Working around the clock is hard. And not seeing him often is hard. Taking care of two kids solo (while I had tons of help from family) is hard. But there is something to be said for hard: the reward is sweet. It makes the rest after the whirlwind feel like I imagine heaven must.
The night crew this year put in a long season (they still aren't quite done). We loved having the extra kids around. Swinging on our back porch swing & seeing them dive into the pond before a long night's work brought back the feelings of being seventeen again. (Nearly a decade ago already!) It's formed relationships that never would've been made across the thousands of miles otherwise. I can see them already, one decade from now, watching my kids jump off the dock before a night's work thinking my same thoughts:). Blake & Weston became part of the "uncles" to Fee. She likes "those boys".
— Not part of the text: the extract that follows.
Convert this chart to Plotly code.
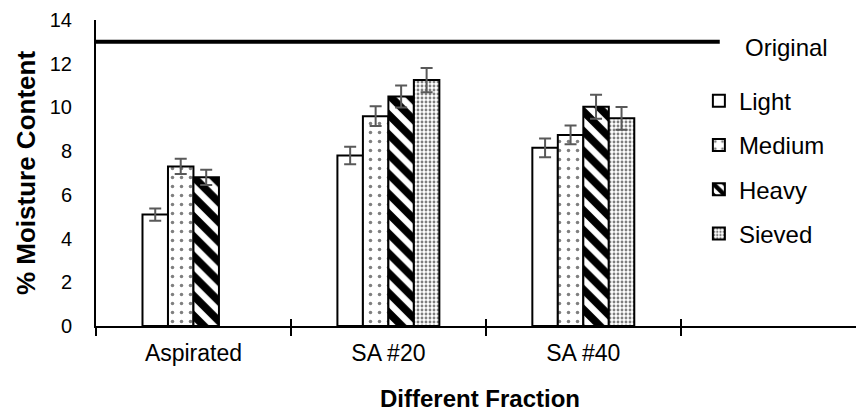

Despite another summer with unusually hot weather, the berries fared well. Yields were down from last year in some fields. I'm still always shocked at the astronomical amount of berries that get picked on the farm! One local cannery (and there's 8 within 30 minutes of the farm) received 700,000 pounds of berries in one day.
And here we are already/finally. The finish line is in view.
We're ready for some slow time. For evenings spent together completely uninterrupted by switching on sprinklers, getting the night crew started, & equipment breakdowns. But we're ending the season better & stronger & more committed to making this thing we have going work, & work well.